* [Problem description] Copy each line of the data below exactly, leaving out pictures.

* [Supplied data]
-- START --

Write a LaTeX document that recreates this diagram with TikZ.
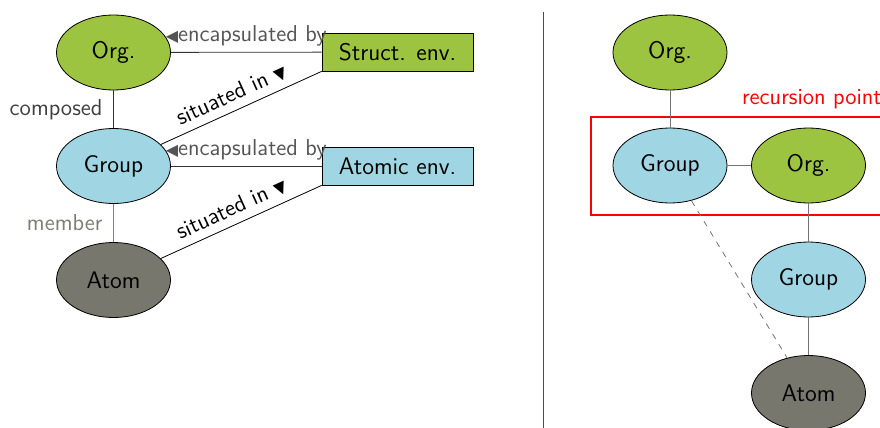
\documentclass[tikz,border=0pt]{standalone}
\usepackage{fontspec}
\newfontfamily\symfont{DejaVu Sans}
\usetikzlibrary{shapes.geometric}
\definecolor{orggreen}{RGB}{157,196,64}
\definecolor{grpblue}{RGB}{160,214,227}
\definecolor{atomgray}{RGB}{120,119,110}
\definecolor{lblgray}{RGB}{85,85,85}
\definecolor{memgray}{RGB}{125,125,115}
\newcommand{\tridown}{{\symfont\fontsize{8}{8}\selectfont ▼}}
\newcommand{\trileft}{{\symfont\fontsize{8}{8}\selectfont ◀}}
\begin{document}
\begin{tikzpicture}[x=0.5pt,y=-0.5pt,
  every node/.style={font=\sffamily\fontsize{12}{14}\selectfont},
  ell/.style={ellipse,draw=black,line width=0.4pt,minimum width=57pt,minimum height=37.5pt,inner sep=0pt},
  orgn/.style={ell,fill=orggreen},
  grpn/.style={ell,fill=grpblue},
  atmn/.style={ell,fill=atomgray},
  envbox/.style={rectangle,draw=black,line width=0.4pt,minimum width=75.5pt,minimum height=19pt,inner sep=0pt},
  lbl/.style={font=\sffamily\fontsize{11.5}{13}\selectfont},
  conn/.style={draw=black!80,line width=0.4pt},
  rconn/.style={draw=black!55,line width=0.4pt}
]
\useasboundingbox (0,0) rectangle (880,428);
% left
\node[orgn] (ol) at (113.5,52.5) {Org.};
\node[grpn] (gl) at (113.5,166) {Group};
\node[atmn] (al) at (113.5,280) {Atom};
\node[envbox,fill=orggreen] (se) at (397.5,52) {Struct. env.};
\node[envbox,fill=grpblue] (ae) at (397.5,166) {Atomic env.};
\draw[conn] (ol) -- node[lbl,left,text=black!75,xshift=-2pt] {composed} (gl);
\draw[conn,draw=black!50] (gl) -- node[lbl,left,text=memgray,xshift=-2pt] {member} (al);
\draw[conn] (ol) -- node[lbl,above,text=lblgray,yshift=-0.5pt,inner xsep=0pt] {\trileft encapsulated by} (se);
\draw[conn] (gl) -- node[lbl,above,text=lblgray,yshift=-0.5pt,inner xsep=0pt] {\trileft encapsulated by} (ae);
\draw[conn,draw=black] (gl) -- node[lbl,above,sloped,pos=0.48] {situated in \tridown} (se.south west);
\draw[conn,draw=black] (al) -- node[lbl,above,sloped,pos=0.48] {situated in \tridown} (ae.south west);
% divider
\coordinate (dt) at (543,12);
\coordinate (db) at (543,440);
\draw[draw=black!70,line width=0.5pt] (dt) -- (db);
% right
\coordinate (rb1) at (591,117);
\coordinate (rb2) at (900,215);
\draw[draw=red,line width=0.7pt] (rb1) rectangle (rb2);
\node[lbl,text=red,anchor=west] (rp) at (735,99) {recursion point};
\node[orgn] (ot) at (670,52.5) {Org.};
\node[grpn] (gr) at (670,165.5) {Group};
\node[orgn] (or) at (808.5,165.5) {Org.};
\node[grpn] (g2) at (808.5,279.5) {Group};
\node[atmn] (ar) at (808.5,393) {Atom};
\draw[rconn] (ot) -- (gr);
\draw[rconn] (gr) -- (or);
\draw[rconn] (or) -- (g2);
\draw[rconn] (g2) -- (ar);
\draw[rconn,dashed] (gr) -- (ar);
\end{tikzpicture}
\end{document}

-- END --

* [Response]
Write a LaTeX document that recreates this diagram with TikZ.
\documentclass[tikz,border=0pt]{standalone}
\usepackage{fontspec}
\newfontfamily\symfont{DejaVu Sans}
\usetikzlibrary{shapes.geometric}
\definecolor{orggreen}{RGB}{157,196,64}
\definecolor{grpblue}{RGB}{160,214,227}
\definecolor{atomgray}{RGB}{120,119,110}
\definecolor{lblgray}{RGB}{85,85,85}
\definecolor{memgray}{RGB}{125,125,115}
\newcommand{\tridown}{{\symfont\fontsize{8}{8}\selectfont ▼}}
\newcommand{\trileft}{{\symfont\fontsize{8}{8}\selectfont ◀}}
\begin{document}
\begin{tikzpicture}[x=0.5pt,y=-0.5pt,
  every node/.style={font=\sffamily\fontsize{12}{14}\selectfont},
  ell/.style={ellipse,draw=black,line width=0.4pt,minimum width=57pt,minimum height=37.5pt,inner sep=0pt},
  orgn/.style={ell,fill=orggreen},
  grpn/.style={ell,fill=grpblue},
  atmn/.style={ell,fill=atomgray},
  envbox/.style={rectangle,draw=black,line width=0.4pt,minimum width=75.5pt,minimum height=19pt,inner sep=0pt},
  lbl/.style={font=\sffamily\fontsize{11.5}{13}\selectfont},
  conn/.style={draw=black!80,line width=0.4pt},
  rconn/.style={draw=black!55,line width=0.4pt}
]
\useasboundingbox (0,0) rectangle (880,428);
% left
\node[orgn] (ol) at (113.5,52.5) {Org.};
\node[grpn] (gl) at (113.5,166) {Group};
\node[atmn] (al) at (113.5,280) {Atom};
\node[envbox,fill=orggreen] (se) at (397.5,52) {Struct. env.};
\node[envbox,fill=grpblue] (ae) at (397.5,166) {Atomic env.};
\draw[conn] (ol) -- node[lbl,left,text=black!75,xshift=-2pt] {composed} (gl);
\draw[conn,draw=black!50] (gl) -- node[lbl,left,text=memgray,xshift=-2pt] {member} (al);
\draw[conn] (ol) -- node[lbl,above,text=lblgray,yshift=-0.5pt,inner xsep=0pt] {\trileft encapsulated by} (se);
\draw[conn] (gl) -- node[lbl,above,text=lblgray,yshift=-0.5pt,inner xsep=0pt] {\trileft encapsulated by} (ae);
\draw[conn,draw=black] (gl) -- node[lbl,above,sloped,pos=0.48] {situated in \tridown} (se.south west);
\draw[conn,draw=black] (al) -- node[lbl,above,sloped,pos=0.48] {situated in \tridown} (ae.south west);
% divider
\coordinate (dt) at (543,12);
\coordinate (db) at (543,440);
\draw[draw=black!70,line width=0.5pt] (dt) -- (db);
% right
\coordinate (rb1) at (591,117);
\coordinate (rb2) at (900,215);
\draw[draw=red,line width=0.7pt] (rb1) rectangle (rb2);
\node[lbl,text=red,anchor=west] (rp) at (735,99) {recursion point};
\node[orgn] (ot) at (670,52.5) {Org.};
\node[grpn] (gr) at (670,165.5) {Group};
\node[orgn] (or) at (808.5,165.5) {Org.};
\node[grpn] (g2) at (808.5,279.5) {Group};
\node[atmn] (ar) at (808.5,393) {Atom};
\draw[rconn] (ot) -- (gr);
\draw[rconn] (gr) -- (or);
\draw[rconn] (or) -- (g2);
\draw[rconn] (g2) -- (ar);
\draw[rconn,dashed] (gr) -- (ar);
\end{tikzpicture}
\end{document}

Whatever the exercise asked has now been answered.